As the Mass ended, the mourners filed out and waited for the casket to be carried to the hearse. Standing in the crowd, former Army South Commander Maj. Gen. Alfred A. Valenzuela reflected on this, the 11th funeral of a Texas soldier he has attended.
Most, he said, were Latinos who shared much with Barrera.
Valenzuela frankly addressed concerns being voiced that a disproportionate share of the dead and wounded are from rural areas, where options are few, and that many enlisted so they could someday attend the college they could not otherwise afford.
"It's a true statement that they are coming from small cities," he said. "And some are coming from college, true statement.
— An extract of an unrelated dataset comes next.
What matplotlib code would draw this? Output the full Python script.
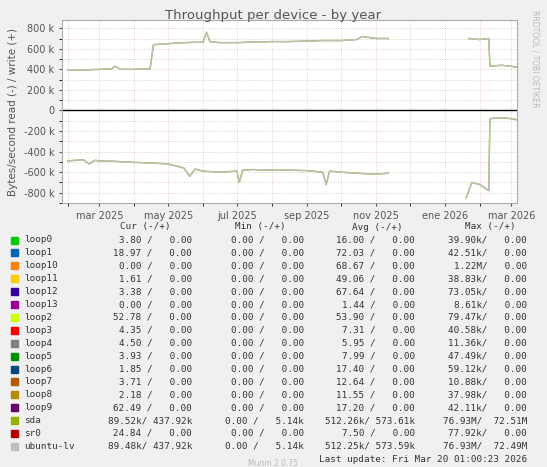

"They're coming from the post-war generation," he said, noting that today's young warriors aren't too different from himself.
"I'm a baby boomer. My father went to World War II, took advantage of the GI Bill and his son decided to go into the Army.
"This is the new generation," he said proudly, "and they are awesome, absolutely awesome."
Skewed statistics of Latinos in the military is nothing new, he added, noting that Latinos have earned a disproportionate number of Medals of Honor, including one whose recipient was not counted as a Latino for years because his surname was not Spanish.
He also pointed out that Latinos have unusually high retention rates in military service.
Still, as the casualties in Iraq mount, one disturbing element is becoming apparent: The all-volunteer military that replaced a draft once faulted for victimizing the poor, minorities and those from communities where options are few now seems to have many of these same faults.
Shouldn't it concern all of us that the military option attracts a particular group mainly because the other options are far less accessible — whether the group be minorities or rural residents?
And shouldn't all Americans be concerned that some kids may be dying to go to college?